- _Given task_
Reproduce each line from the records that holds "this".

*** Records provided

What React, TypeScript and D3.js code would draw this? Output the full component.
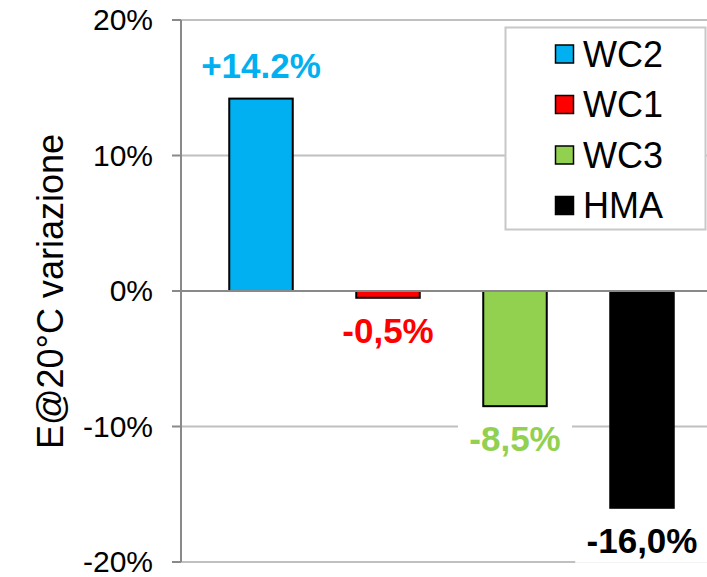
import React from 'react';
import * as d3 from 'd3';

const categories = ['WC2', 'WC1', 'WC3', 'HMA'];
const values = [14.2, -0.5, -8.5, -16.0];
const valueLabels = ['+14.2%', '-0,5%', '-8,5%', '-16,0%'];
const colors = ['#00b0f0', '#ff0000', '#92d050', '#000000'];
const yTicks = [-20, -10, 0, 10, 20];
const yTitle = 'E@20°C variazione';

const W = 707;
const H = 577;
const FONT = '"Liberation Sans", Arial, sans-serif';

export default function App() {
  const axisX = 181;
  const y = d3.scaleLinear().domain([-20, 20]).range([562, 20]);
  const x = d3.scaleBand<string>()
    .domain(categories)
    .range([197.5, 705.5])
    .paddingInner(0.5)
    .paddingOuter(0.25);

  const axisColor = '#898989';
  const gridColor = '#c0c0c0';

  const labelFont = 35;

  // label above positive bars, below negative ones
  const labels = categories.map((c, i) => {
    const v = values[i];
    const cx = (x(c) as number) + x.bandwidth() / 2;
    const baseline = v >= 0 ? y(v) - 21 : y(v) + 45;
    const w = valueLabels[i].length * labelFont * 0.56;
    return { c, cx, baseline, w, text: valueLabels[i], color: colors[i] };
  });

  return (
    <svg width={W} height={H} style={{ position: 'absolute', left: 0, top: 0 }}
         fontFamily={FONT}>
      <rect x={0} y={0} width={W} height={H} fill="#fff" />

      {yTicks.filter(t => t !== 0).map(t => (
        <line key={'g' + t} x1={axisX} x2={W} y1={y(t)} y2={y(t)}
              stroke={gridColor} strokeWidth={2} />
      ))}

      {categories.map((c, i) => {
        const v = values[i];
        const y0 = y(Math.max(0, v));
        const y1 = y(Math.min(0, v));
        return (
          <rect key={c} x={x(c)} y={y0} width={x.bandwidth()} height={y1 - y0}
                fill={colors[i]} stroke="#000" strokeWidth={2} />
        );
      })}

      <line x1={axisX} x2={W} y1={y(0)} y2={y(0)} stroke={axisColor} strokeWidth={2} />

      <line x1={axisX} x2={axisX} y1={y(20)} y2={y(-20)} stroke={axisColor} strokeWidth={2} />
      {yTicks.map(t => (
        <g key={'t' + t}>
          <line x1={axisX - 9} x2={axisX} y1={y(t)} y2={y(t)} stroke={axisColor} strokeWidth={2} />
          <text x={axisX - 28} y={y(t)} dy="0.34em" textAnchor="end" fontSize={30} fill="#000">
            {t + '%'}
          </text>
        </g>
      ))}

      <text transform={`translate(63,${(131 + 452) / 2}) rotate(-90)`} textAnchor="middle"
            fontSize={36} fill="#000">{yTitle}</text>

      {labels.map(l => (
        <g key={'l' + l.c}>
          <rect x={l.cx - l.w / 2 - 8} y={l.baseline - 30} width={l.w + 16} height={40} fill="#fff" />
          <text x={l.cx} y={l.baseline} textAnchor="middle" fontSize={labelFont}
                fontWeight="bold" fill={l.color}>{l.text}</text>
        </g>
      ))}

      <rect x={505.5} y={27.5} width={200} height={202} fill="#fff" stroke="#c8c8c8" strokeWidth={2} />
      {categories.map((c, i) => {
        const cy = 54 + i * 50.5;
        return (
          <g key={'lg' + c}>
            <rect x={555.5} y={cy - 9} width={18} height={18} fill={colors[i]} stroke="#000" strokeWidth={1.5} />
            <text x={583} y={cy} dy="0.36em" fontSize={36} fill="#000">{c}</text>
          </g>
        );
      })}
    </svg>
  );
}
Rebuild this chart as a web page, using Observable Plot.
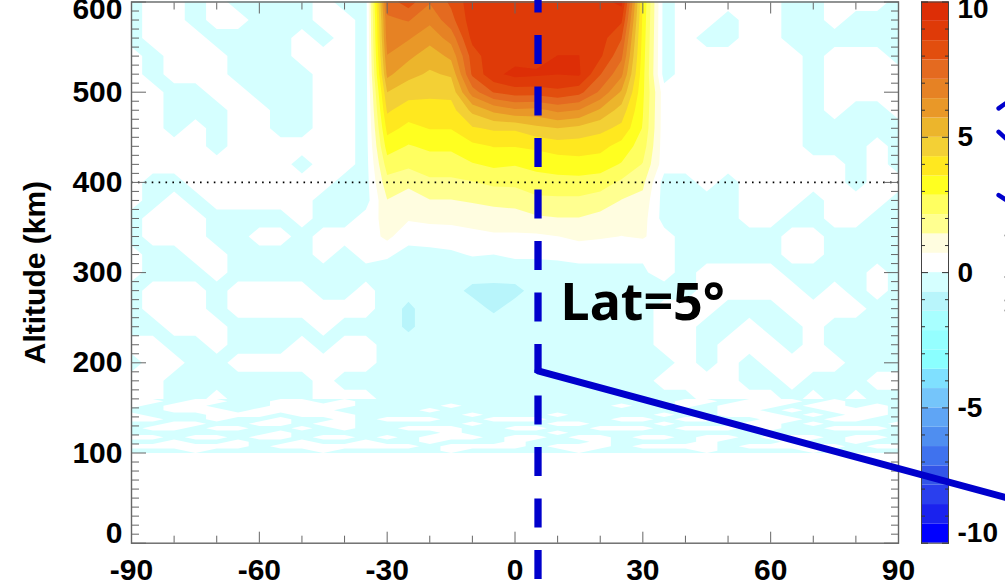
<!DOCTYPE html>
<html>
<head>
<meta charset="utf-8">
<script src="https://cdn.jsdelivr.net/npm/d3@7"></script>
<script src="https://cdn.jsdelivr.net/npm/@observablehq/plot@0.6"></script>
<style>
html,body{margin:0;padding:0;background:#fff;overflow:hidden;width:1005px;height:581px}
#wrap{position:relative;width:1005px;height:581px}
#wrap svg{position:absolute;top:0;left:0;background:transparent}
</style>
</head>
<body>
<div id="wrap"></div>
<script>
// Sampled field: w = weakly positive (white), c = weakly negative (palest blue)
const weak = {w: 0.3, c: -0.3};
// latitudes -90..-35 by 5, altitudes 600..160 by 20
const outerLeft = ["cwwcwccccwcc","cwwcwwcccwwc","cwwwccccwcwc","wcwwwcccwwwc","wcwwwccccwwc","wwccwwcccwwc",
"wwcccwwccwwc","wwcwcwwccwwc","wwwwcwwwwwwc","wwwwwwwwcwwc","wccwwwwwwwcc","wcwcwwwwwccc","cwwwccccwccw",
"cwwwccwwcwww","wccwwccccwcw","wcccwccccccc","cwwwcwwwwccw","cwwwcwwwwwww","ccwwwccccwcc","wwccwcccwcww",
"cwwccwwwwwww","wwcccccccwcc","wwccwccccwww"];
// latitudes 35..90 by 5, same altitudes
const outerRight = ["cwwwwwccwwwc","cwwcwwccwccc","cwccwwcccccc","cwwwwwwcwwwc","cwwwwwwcwwww","wwwwwwwcwwww",
"wwwwwwwcwccw","wwwwwwwccccc","wwwwwwwcccwc","wwwwwwwwwcwc","ccwcwwwwwcww","ccccwwwcwwwc","ccccwwccwwcc",
"wcccccwwcccc","wcccccwwcccc","wcwwwwccccwc","ccwwwwwcwcwc","wwwcccwwwwcc","wwccwccwcccc","wwcwwwcwcccc",
"cwcwcwwwwccc","wwwwccwcccww","ccwwwwcwcwcc"];
// central band, latitudes -30..30 by 5, altitudes 600..300 by 20 (one list per latitude)
const moundM30 = [7.5,7,6.8,6.4,5.9,5,4.4,3.8,3.2,2.5,1.9,1.4,1,0.9,0.1,-0.3];
const moundM25 = [8.2,7.2,6.5,5.9,5.2,4.6,3.9,3.4,2.8,2.3,1.6,1.1,0.8,0.2,-0.2,-0.4];
const moundM20 = [7.2,6.6,6,5.3,4.9,4.5,3.9,3.6,3,2.5,2,1.4,0.9,0.3,-0.2,-0.4];
const moundM15 = [8,7.6,6.7,5.9,5.1,4.5,4,3.6,3,2.5,2,1.4,0.95,0.3,-0.1,-0.4];
const moundM10 = [9,9,8.8,8.2,8,6.8,5.2,4.2,3.4,2.8,2.1,1.5,1,0.5,0.05,-0.4];
const moundM05 = [9,9,9,9.1,9.1,7.9,5.9,4.4,3.6,3,2.3,1.6,1.1,0.6,0,-0.4];
const moundP00 = [9,9,9,9,9.5,8.2,6.3,4.4,3.6,2.9,2.3,1.7,1.1,0.6,0.1,-0.3];
const moundP05 = [9,9,9,9,9.4,8.2,6.2,4.8,3.7,3.1,2.5,2,1.3,0.6,0.1,-0.3];
const moundP10 = [9,9,9,9.3,9.3,8.4,6.6,5,3.9,3.2,2.6,2,1.4,0.7,0.15,-0.3];
const moundP15 = [9,9,9,9.3,9.4,8.1,6.4,4.8,3.9,3.3,2.6,2,1.4,0.9,0.2,-0.2];
const moundP20 = [9,9,8.9,8.7,7.9,7,5.6,4.5,3.8,3.2,2.5,1.8,1.2,0.8,0.2,-0.2];
const moundP25 = [9.5,8.7,7.9,7.3,6.6,5.6,4.7,4.1,3.3,2.8,2,1.4,1,0.7,0.2,-0.2];
const moundP30 = [3.5,3.4,3.3,3.2,3.1,3,2.9,2.8,2.5,2.1,1.6,1.2,1,0.8,0.1,-0.1];
const mound = [moundM30,moundM25,moundM20,moundM15,moundM10,moundM05,moundP00,moundP05,moundP10,moundP15,moundP20,moundP25,moundP30];
// central band, altitudes 280..160 by 20
const under = [
 [-.4,-.5,-.4,-.45,-.9,-.95,-.95,-.4,-.4,-.4,-.3,-.3,-.3],
 [-.4,-.85,-.4,-.3,-.4,-.85,-.4,-.3,-.4,-.3,-.3,-.3,-.3],
 [-.4,-.85,-.4,-.3,-.3,-.3,-.3,-.3,-.3,-.3,-.3,-.3,-.3],
 [-.3,-.4,-.3,-.3,-.3,-.3,-.3,-.3,-.3,-.3,-.3,-.3,-.3],
 [-.3,-.3,-.3,-.3,-.3,-.3,-.3,-.3,-.3,-.3,-.3,-.3,-.3],
 [-.3,-.3,-.3,-.3,-.3,-.3,-.3,-.3,-.3,-.3,-.3,-.3,-.3],
 [-.3,-.3,-.3,-.3,-.3,-.3,-.3,-.3,-.3,-.3,-.3,-.3,-.3]
];
// ripple layer, all latitudes by 5, altitudes 157.5..102.5 by 5
const ripple = [
"wwcwwccwwcwcccccccccccccccwwcwwwcwcc",
"wcwwcccwwwwccccwcccccccwccwcwwwcwwcwc",
"ccwwwcwwwwccccwcccccccccccccwwcwcwwwcc",
"wcccwwwcwwwcccccwcccwccccwccwwwcwcwwc",
"wwccwccwccwcwwwccwwwcccwwcwwccwwcwwcc",
"ccwwccwwcwwcccccwcccwwcccwcccwwcwcccw",
"cwwcwwccwcwccwwwccwwccwwwcwwwcwccwwwc",
"cccccccwcccccccwccccwcccccccccccccccc",
"wwcwwcwwcwwcwcwwwcwwcwwcwwcwwcwwwcwwc",
"ccwccwccwccwccwcccwcccwccccwcccwccwcc",
"wwwwwwcwwwwwwwcwwwwcwwwcwwwwcwwwwwcww",
"cccwcccccwcccccwcccccwcccccwccccwcccc"
];
// Colour bands, low to high
const bandColors = ["#0000ff","#1a22ee","#2a3fee","#3355e8","#3f72ee","#4f8ef0","#5fa5f5","#75c5fa","#7fe0ff","#8affff","#95ffff","#a8ffff","#b8f5fb","#d5ffff",
"#ffffff","#fffde0","#ffff90","#ffff60","#ffff20","#ffe81f","#f3d035","#ecb52c","#e99828","#e68224","#e46a20","#e24e0e","#df3a08","#dd2e06"];
const latTicksMajor = [-90,-60,-30,0,30,60,90];
const latTicksMinor = [-80,-70,-50,-40,-20,-10,10,20,40,50,70,80];
const altTicksMajor = [0,100,200,300,400,500,600];
const altTicksMinor = [10,20,30,40,50,60,70,80,90,110,120,130,140,150,160,170,180,190,210,220,230,240,250,260,270,280,290,310,320,330,340,350,360,370,380,390,410,420,430,440,450,460,470,480,490,510,520,530,540,550,560,570,580,590];
const scaleMajor = [-10,-5,0,5,10];
const scaleMinor = [-9,-8,-7,-6,-4,-3,-2,-1,1,2,3,4,6,7,8,9];
// Annotations
const sliceLat = 5.4;
const pointer = [{lat:5.4,alt:191},{lat:115.1,alt:50.7}];
const braceBits = [
 [{lat:113.5,alt:482},{lat:115.1,alt:487.5}],
 [{lat:113.5,alt:456},{lat:115.1,alt:449}],
 [{lat:113.5,alt:386},{lat:115.1,alt:381}]
];
const greyBits = [{lat:115,alt:341},{lat:115,alt:295},{lat:115,alt:269},{lat:115,alt:258}];

const levels = d3.range(29).map(i => -10 + i*5/7);
const decode = s => Array.from(s, ch => weak[ch]);

const mainGrid = [];
outerLeft.forEach((left,r) => {
  const mid = r < 16 ? mound.map(col => col[r]) : under[r-16];
  mainGrid.push(...decode(left), ...mid, ...decode(outerRight[r]));
});
const rippleGrid = ripple.flatMap(s => decode(s.padEnd(37,"c").slice(0,37)));

const font = "'Liberation Sans',Arial,sans-serif";
const axisStroke = "#666";
const color = {type:"threshold",domain:levels.slice(1,-1),range:bandColors};
const thresholds = levels.slice(12,-1);
const plain = d => String(d);
const none = () => null;

const main = Plot.plot({
  width:1005,height:581,
  marginLeft:131,marginRight:107,marginTop:1.5,marginBottom:38.3,
  style:{background:"transparent",fontFamily:font},
  x:{domain:[-90,90],range:[131,898],axis:null},
  y:{domain:[0,600],range:[542.7,1.5],axis:null},
  color,
  marks:[
    Plot.contour(mainGrid,{value:Plot.identity,width:37,height:23,x1:-92.5,x2:92.5,y1:610,y2:150,thresholds,fill:"value",clip:true}),
    Plot.contour(rippleGrid,{value:Plot.identity,width:37,height:12,x1:-92.5,x2:92.5,y1:160,y2:100,thresholds,fill:"value",clip:true}),
    Plot.ruleY([400],{stroke:"#000",strokeWidth:1.6,strokeDasharray:"1.6,5.3"}),
    Plot.frame({stroke:axisStroke,strokeWidth:1.4}),
    Plot.axisX({anchor:"bottom",ticks:latTicksMajor,tickSize:-11,tickFormat:none,stroke:axisStroke,label:null}),
    Plot.axisX({anchor:"bottom",ticks:latTicksMinor,tickSize:-7,tickFormat:none,stroke:axisStroke,label:null}),
    Plot.axisX({anchor:"top",ticks:latTicksMajor,tickSize:-11,tickFormat:none,stroke:axisStroke,label:null}),
    Plot.axisX({anchor:"top",ticks:latTicksMinor,tickSize:-7,tickFormat:none,stroke:axisStroke,label:null}),
    Plot.axisY({anchor:"left",ticks:altTicksMajor,tickSize:-15,tickFormat:none,stroke:axisStroke,label:null}),
    Plot.axisY({anchor:"left",ticks:altTicksMinor,tickSize:-8,tickFormat:none,stroke:axisStroke,label:null}),
    Plot.axisY({anchor:"right",ticks:altTicksMajor,tickSize:-15,tickFormat:none,stroke:axisStroke,label:null}),
    Plot.axisY({anchor:"right",ticks:altTicksMinor,tickSize:-8,tickFormat:none,stroke:axisStroke,label:null}),
    Plot.axisX({anchor:"bottom",ticks:latTicksMajor,tickSize:0,tickPadding:15,fontSize:30,fontWeight:"bold",color:"#000",label:null,tickFormat:plain}),
    Plot.axisY({anchor:"left",ticks:[100,200,300,400,500],tickSize:0,tickPadding:9,fontSize:30,fontWeight:"bold",color:"#000",label:null,tickFormat:plain}),
    Plot.axisY({anchor:"left",ticks:[0],tickSize:0,tickPadding:9,dy:-10,fontSize:30,fontWeight:"bold",color:"#000",label:null,tickFormat:plain}),
    Plot.axisY({anchor:"left",ticks:[600],tickSize:0,tickPadding:9,dy:7,fontSize:30,fontWeight:"bold",color:"#000",label:null,tickFormat:plain}),
    Plot.text(["Altitude (km)"],{frameAnchor:"left",dx:-96,textAnchor:"middle",rotate:-90,fontSize:30,fontWeight:"bold",fill:"#000"}),
    Plot.ruleX([sliceLat],{y1:620,y2:-44,stroke:"#0000cc",strokeWidth:7.3,strokeDasharray:"29,22.5"}),
    Plot.line(pointer,{x:"lat",y:"alt",stroke:"#0000cc",strokeWidth:7}),
    ...braceBits.map(b => Plot.line(b,{x:"lat",y:"alt",stroke:"#0000cc",strokeWidth:4.5,strokeLinecap:"round"})),
    Plot.dot(greyBits,{x:"lat",y:"alt",r:1,fill:"#aaa"}),
    Plot.text(["Lat=5°"],{x:10.7,y:266,textAnchor:"start",fontSize:52,fontWeight:"bold",fontFamily:"'Noto Sans'",fill:"#000",style:{letterSpacing:"2.5px"}})
  ]
});

const bar = Plot.plot({
  width:1005,height:581,
  marginLeft:921,marginRight:57,marginTop:1.5,marginBottom:38.3,
  style:{background:"transparent",fontFamily:font},
  x:{domain:[0,1],range:[921,948],axis:null},
  y:{domain:[-10,10],range:[542.7,1.5],axis:null},
  color,
  marks:[
    Plot.rect(levels.slice(0,-1),{x1:0,x2:1,y1:d=>d,y2:(d,i)=>levels[i+1],fill:d=>d}),
    Plot.frame({stroke:"#444",strokeWidth:1}),
    Plot.axisY({anchor:"left",ticks:scaleMajor,tickSize:-7,tickFormat:none,stroke:"#333",label:null}),
    Plot.axisY({anchor:"right",ticks:scaleMajor,tickSize:-7,tickFormat:none,stroke:"#333",label:null}),
    Plot.axisY({anchor:"left",ticks:scaleMinor,tickSize:-4,tickFormat:none,stroke:"#333",label:null}),
    Plot.axisY({anchor:"right",ticks:scaleMinor,tickSize:-4,tickFormat:none,stroke:"#333",label:null}),
    Plot.axisY({anchor:"right",ticks:[-5,0,5],tickSize:0,tickPadding:9,fontSize:28,fontWeight:"bold",color:"#000",label:null,tickFormat:plain}),
    Plot.axisY({anchor:"right",ticks:[-10],tickSize:0,tickPadding:9,dy:-10,fontSize:28,fontWeight:"bold",color:"#000",label:null,tickFormat:plain}),
    Plot.axisY({anchor:"right",ticks:[10],tickSize:0,tickPadding:9,dy:7,fontSize:28,fontWeight:"bold",color:"#000",label:null,tickFormat:plain})
  ]
});

const wrap = document.getElementById("wrap");
wrap.append(bar, main);
</script>
</body>
</html>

******

- _Output_
What React, TypeScript and D3.js code would draw this? Output the full component.
Rebuild this chart as a web page, using Observable Plot.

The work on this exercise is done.